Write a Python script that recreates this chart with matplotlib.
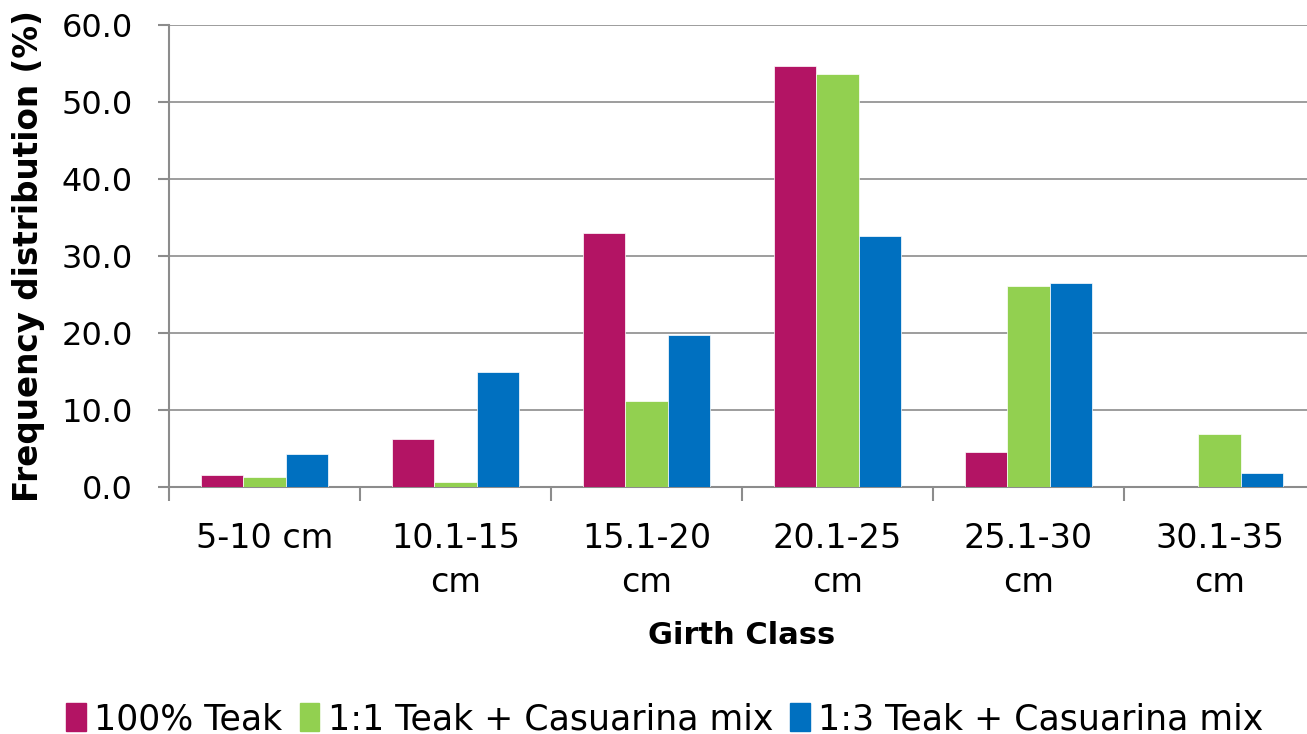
import numpy as np
import matplotlib
matplotlib.use("Agg")
import matplotlib.pyplot as plt
from matplotlib.patches import Patch

# --- Datos ---
categorias = ["5-10 cm", "10.1-15\ncm", "15.1-20\ncm", "20.1-25\ncm", "25.1-30\ncm", "30.1-35\ncm"]
teak = [1.5, 6.2, 33.0, 54.7, 4.5, 0.0]
mix_11 = [1.3, 0.6, 11.2, 53.7, 26.1, 6.9]
mix_13 = [4.3, 14.9, 19.8, 32.6, 26.5, 1.8]
series = ["100% Teak", "1:1 Teak + Casuarina mix", "1:3 Teak + Casuarina mix"]
colores = ["#B31464", "#92D050", "#0070C0"]

plt.rcParams['font.family'] = ['DejaVu Sans']
gris = "#8C8C8C"

fig = plt.figure(figsize=(13.07, 7.34), dpi=100)
W, H = 1307, 734
ax = fig.add_axes([169 / W, 1 - 487 / H, (1315 - 169) / W, (487 - 25) / H])

x = np.arange(len(categorias))
bw = 0.222
for i, (vals, c) in enumerate(zip([teak, mix_11, mix_13], colores)):
    ax.bar(x + (i - 1) * bw, vals, bw, color=c, edgecolor="white", linewidth=0.5, zorder=3)

ax.set_xlim(-0.5, len(categorias) - 0.5)
ax.set_ylim(0, 60)
ax.set_yticks(np.arange(0, 61, 10))
ax.set_yticklabels([f"{v:.1f}" for v in np.arange(0, 61, 10)], fontsize=23)
ax.yaxis.grid(True, color=gris, linewidth=1.2, zorder=0)

# ticks mayores en los bordes de categoria, etiquetas en los centros
ax.set_xticks(np.arange(-0.5, len(categorias), 1))
ax.set_xticklabels([])
ax.set_xticks(x, minor=True)
ax.set_xticklabels(categorias, minor=True, fontsize=24, linespacing=1.45)
ax.tick_params(axis="x", which="minor", length=0, pad=25)
ax.tick_params(axis="x", which="major", length=10, width=1.5, color=gris)
ax.tick_params(axis="y", length=8, width=1.5, color=gris, pad=18)

for s in ["top", "right"]:
    ax.spines[s].set_visible(False)
for s in ["left", "bottom"]:
    ax.spines[s].set_color(gris)
    ax.spines[s].set_linewidth(1.5)

ax.set_ylabel("Frequency distribution (%)", fontsize=23.5, fontweight="bold", labelpad=12)
fig.text(742 / W, 1 - 635 / H, "Girth Class", fontsize=22, fontweight="bold", ha="center", va="center")

handles = [Patch(color=c, label=s) for c, s in zip(colores, series)]
fig.legend(handles=handles, loc="center", bbox_to_anchor=(665 / W, 1 - 719 / H), ncol=3,
           frameon=False, fontsize=25, handlelength=0.55, handleheight=0.9,
           handletextpad=0.25, columnspacing=0.5)

fig.savefig("out.png", dpi=100)
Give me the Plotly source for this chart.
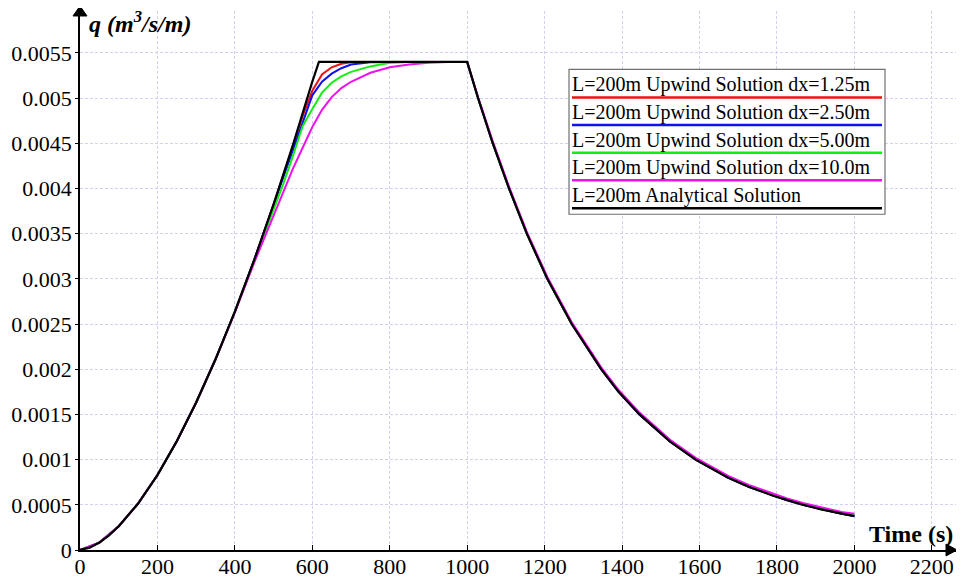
import plotly.graph_objects as go

# ---------------- data ----------------
t_an = [0, 25, 50, 75, 100, 150, 200, 250, 300, 350, 400, 450, 500, 550, 600, 617,
        1000, 1028, 1066, 1108, 1154, 1207, 1270, 1346, 1391, 1445, 1524, 1590,
        1674, 1727, 1790, 1826, 1867, 1914, 1967, 2000]
q_an = [0, 0.000026, 0.000082, 0.000162, 0.000262, 0.000514, 0.000829, 0.001204,
        0.001632, 0.00211, 0.002637, 0.003209, 0.003824, 0.004483, 0.005182, 0.0054,
        0.0054, 0.005, 0.0045, 0.004, 0.0035, 0.003, 0.0025, 0.002, 0.00175, 0.0015,
        0.0012, 0.001, 0.0008, 0.0007, 0.0006, 0.00055, 0.0005, 0.00045, 0.0004, 0.000374]

t_num = [0, 50, 100, 150, 200, 250, 300, 350, 400, 450, 500, 525, 550, 575, 600, 625,
         650, 675, 700, 750, 800, 850, 900, 950, 1000, 1028, 1066, 1108, 1154, 1207,
         1270, 1346, 1391, 1445, 1524, 1590, 1674, 1727, 1790, 1826, 1867, 1914, 1967, 2000]

q_dx125 = [0, 0.000082, 0.000262, 0.000514, 0.000829, 0.001204, 0.001632, 0.00211,
           0.002637, 0.003209, 0.003824, 0.00414, 0.00447, 0.0048, 0.00508, 0.00526,
           0.00534, 0.00538, 0.005395, 0.0054, 0.0054, 0.0054, 0.0054, 0.0054, 0.0054,
           0.005, 0.0045, 0.004, 0.0035, 0.003, 0.0025, 0.002, 0.00175, 0.0015, 0.0012,
           0.001, 0.0008, 0.0007, 0.0006, 0.00055, 0.0005, 0.00045, 0.0004, 0.000375]
q_dx250 = [0, 0.000082, 0.000262, 0.000514, 0.000829, 0.001204, 0.001632, 0.00211,
           0.002637, 0.003209, 0.00382, 0.00412, 0.00444, 0.00474, 0.00503, 0.00518,
           0.00527, 0.00533, 0.00537, 0.005395, 0.0054, 0.0054, 0.0054, 0.0054, 0.0054,
           0.005, 0.0045, 0.004, 0.0035, 0.003, 0.0025, 0.002, 0.00175, 0.0015, 0.0012,
           0.001, 0.0008, 0.0007, 0.0006, 0.00055, 0.0005, 0.00045, 0.0004, 0.000376]
q_dx500 = [0, 0.000082, 0.000262, 0.000514, 0.000829, 0.001204, 0.001632, 0.00211,
           0.002637, 0.0032, 0.00378, 0.00405, 0.00436, 0.00469, 0.00488, 0.00506,
           0.00517, 0.00524, 0.00529, 0.00535, 0.00539, 0.0054, 0.0054, 0.0054, 0.0054,
           0.005, 0.0045, 0.004, 0.0035, 0.003, 0.0025, 0.00201, 0.00176, 0.00151, 0.00121,
           0.00101, 0.00081, 0.00071, 0.00061, 0.00056, 0.00051, 0.00046, 0.00041, 0.000385]
q_dx100 = [0, 0.000082, 0.000262, 0.000514, 0.000829, 0.001204, 0.001632, 0.00211,
           0.00263, 0.00318, 0.0037, 0.00397, 0.00422, 0.00445, 0.00468, 0.00487,
           0.00501, 0.00511, 0.00518, 0.00528, 0.00534, 0.00537, 0.00539, 0.0054, 0.0054,
           0.00501, 0.00452, 0.00402, 0.00352, 0.00302, 0.00252, 0.00202, 0.00177, 0.00152,
           0.00122, 0.00102, 0.00082, 0.00072, 0.00062, 0.00057, 0.00052, 0.00047, 0.00042, 0.0004]

series_names = ["L=200m Upwind Solution dx=1.25m",
                "L=200m Upwind Solution dx=2.50m",
                "L=200m Upwind Solution dx=5.00m",
                "L=200m Upwind Solution dx=10.0m",
                "L=200m Analytical Solution"]
series_colors = ["#ee1111", "#1111ee", "#11ee11", "#ee11ee", "#000000"]

x_ticks = [0, 200, 400, 600, 800, 1000, 1200, 1400, 1600, 1800, 2000, 2200]
y_ticks = [0, 0.0005, 0.001, 0.0015, 0.002, 0.0025, 0.003, 0.0035, 0.004, 0.0045, 0.005, 0.0055]
y_tick_text = ["0", "0.0005", "0.001", "0.0015", "0.002", "0.0025", "0.003", "0.0035",
               "0.004", "0.0045", "0.005", "0.0055"]

# ---------------- figure ----------------
FONT = "Liberation Serif, Times New Roman, serif"
OFF = 8                      # page body margin in the browser
W, H = 964 - OFF, 579 - OFF
PLOT_L, PLOT_T, PLOT_B = 80, 11, 552     # plot area edges in window pixels
ML, MR, MT, MB = PLOT_L - OFF, 0, PLOT_T - OFF, 579 - PLOT_B
PW, PH = W - ML - MR, H - MT - MB


def px(xpix):
    return (xpix - PLOT_L) / PW


def py(ypix):
    return 1 - (ypix - PLOT_T) / PH


fig = go.Figure()
num_sets = [q_dx125, q_dx250, q_dx500, q_dx100]
for q, name, col in zip(num_sets, series_names[:4], series_colors[:4]):
    fig.add_trace(go.Scatter(x=t_num, y=q, mode="lines", name=name,
                             line=dict(color=col, width=2), showlegend=False))
fig.add_trace(go.Scatter(x=t_an, y=q_an, mode="lines", name=series_names[4],
                         line=dict(color=series_colors[4], width=2.2), showlegend=False))

grid = dict(showgrid=True, gridcolor="#d2d2ee", griddash="3px,2px", gridwidth=1)
fig.update_xaxes(range=[0, PW / 0.3872], tickvals=x_ticks, ticks="inside", ticklen=5,
                 tickcolor="black", showline=True, linecolor="black", linewidth=1.5,
                 zeroline=False, ticklabelstandoff=-4,
                 tickfont=dict(family=FONT, size=22, color="black"), **grid)
fig.update_yaxes(range=[0, PH / 90727.0], tickvals=y_ticks, ticktext=y_tick_text,
                 ticks="outside", ticklen=3, tickcolor="black", showline=True,
                 linecolor="black", linewidth=1.5, zeroline=False, ticklabelstandoff=-1,
                 tickfont=dict(family=FONT, size=22, color="black"), **grid)

shapes = []
annotations = []
# axis arrows
shapes.append(dict(type="path", xref="paper", yref="paper",
                   path=f"M 0 {py(6)} L {px(PLOT_L - 7)} {py(16)} L {px(PLOT_L + 7)} {py(16)} Z",
                   fillcolor="black", line=dict(color="black", width=1), layer="above"))
shapes.append(dict(type="path", xref="paper", yref="paper",
                   path=f"M {px(957)} {py(552)} L {px(946)} {py(546)} L {px(946)} {py(558)} Z",
                   fillcolor="black", line=dict(color="black", width=1), layer="above"))

# axis titles
annotations.append(dict(text="<b><i>q (m<sup>3</sup>/s/m)</i></b>", xref="paper", yref="paper",
                        x=px(87), y=py(22), xanchor="left", yanchor="middle",
                        showarrow=False, font=dict(family=FONT, size=24, color="black")))
annotations.append(dict(text="<b>Time (s)</b>", xref="paper", yref="paper",
                        x=px(955), y=py(536), xanchor="right", yanchor="middle",
                        showarrow=False, font=dict(family=FONT, size=24, color="black")))

# legend box (drawn)
shapes.append(dict(type="rect", xref="paper", yref="paper", x0=px(569), x1=px(885),
                   y0=py(215), y1=py(69.5),
                   fillcolor="white", line=dict(color="#707070", width=1.2), layer="above"))
line_px = [97.7, 125.3, 153.3, 181, 209]
for name, col, ly in zip(series_names, series_colors, line_px):
    shapes.append(dict(type="line", xref="paper", yref="paper", x0=px(572), x1=px(882),
                       y0=py(ly), y1=py(ly),
                       line=dict(color=col, width=2.5), layer="above"))
    annotations.append(dict(text=name, xref="paper", yref="paper", x=px(571), y=py(ly),
                            xanchor="left", yanchor="bottom", showarrow=False,
                            borderpad=0, font=dict(family=FONT, size=20, color="black")))

fig.update_layout(width=W, height=H, margin=dict(l=ML, r=MR, t=MT, b=MB),
                  paper_bgcolor="white", plot_bgcolor="white",
                  shapes=shapes, annotations=annotations, showlegend=False)

fig.write_html("out.html")
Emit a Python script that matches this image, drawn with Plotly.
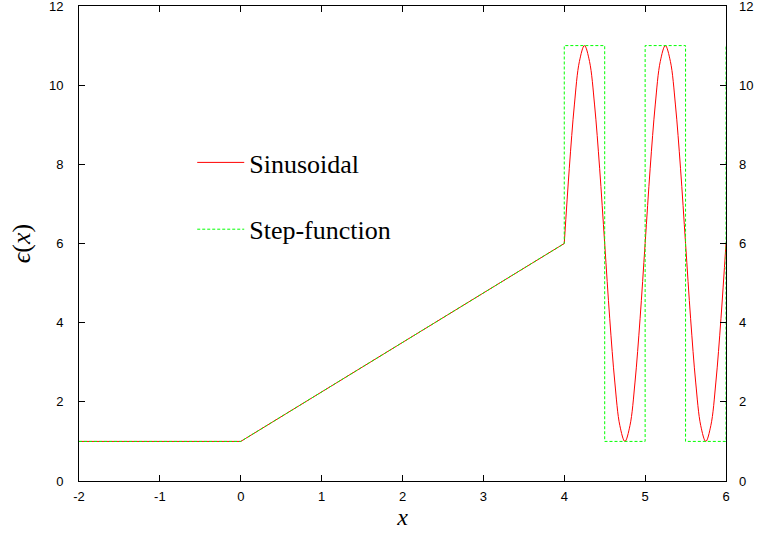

» Short task: Scan the listing above and copy all lines containing the word "matplotlib".

» Complete output:
Write a Python script that recreates this chart with matplotlib.
import matplotlib
matplotlib.use("Agg")
import matplotlib.pyplot as plt
from matplotlib.patches import Patch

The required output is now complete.